Stephen Park aware of challenges facing British Cycling ahead of Tokyo Olympics
British Cycling performance director Stephen Park has admitted to having “serious concerns” over how the coronavirus will affect funding for the Great Britain team ahead of the rescheduled Tokyo Olympics, but insisted it would not hamper them competitively.
Park said the governing body is engaged in conversations with UK Sport over how to redraw its budgets for this year and next following the International Olympic Committee’s decision to move the Games back by 12 months due to the outbreak.
Like many other federations, British Cycling has already invested some money around the 2020 schedule that it will not be able to recover, while seeing other revenue streams drop as a result of postponed or cancelled activities.
Great Britain has the best-funded cycling team in the world, working to a reported budget of £30million for this Olympic cycle, but Park said it was inevitable that would now come under strain.
“When it comes to British Cycling people talk about it almost as if it’s a bottomless pit,” Park told the PA news agency.
“They think if we need five more coaches or three more bikes we just crack on and get them. But we’re in a particularly challenging time.
“Of course I have serious concerns. It would be naive to say otherwise, but equally I’ve got absolute confidence we’ll work through those with the key stakeholders like UK Sport, and I’m absolutely confident we’ll turn up in Tokyo next year ready to put in a great performance and be challenging at the top end of the medal table.”
Park said he is now having to consider how Great Britain can best handle the challenges, including the possibility of needing to furlough some staff, but said they were the same demands being faced by federations across the world.
“We saw last week the US team have just put a significant number of staff on furlough, and we know that is happening across other sports,” he said.
“It’s all happening day by day, but I’m not sat here with my head in my hands, I’m actually really optimistic for Tokyo.
“The riders and staff have been dealing with the challenges with incredible vigour, incredible resilience, and I believe we’ll be stronger in 2021 than in 2020. Out of adversity you can see strength and that’s what I’m feeling from within the team.”
The majority of the elite cycling team’s funding comes from UK Sport, and Park has been in conversations with the body over how the budget is redrawn to deal with the evolving situation.

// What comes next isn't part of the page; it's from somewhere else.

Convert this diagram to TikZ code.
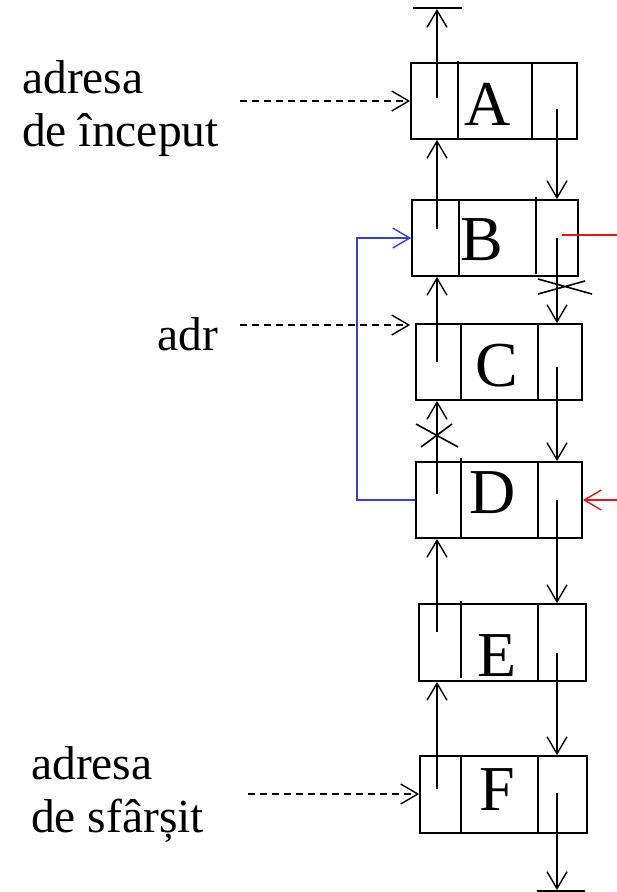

But British Cycling’s situation is complicated by the fact that headline sponsor HSBC announced in February that it is exercising a break clause in its eight-year deal, ending its partnership at the end of 2020.
The hunt for a replacement will surely be hampered by a major slow down in the economy as a result of the coronavirus, though Park sees a potential opportunity with the postponement of the Tokyo Games meaning the next four-year cycle will feature not one but two Olympics.
“If you’re a commercial partner looking for direct involvement with a Games or exposure related to it then clearly you get two for the price of one,” he said.
“Worldwide we’re in a very uncertain time in which a lot of businesses are fighting for survival so that of course makes it very difficult, and those businesses have got to think about themselves first.
“But I would hope as we come out of this challenge and businesses get back on their feet they would recognise there’s a great opportunity to be part of an Olympics at a time when the nation and the world needs some inspiration, and there’s an opportunity to celebrate humanity having beaten the coronavirus.”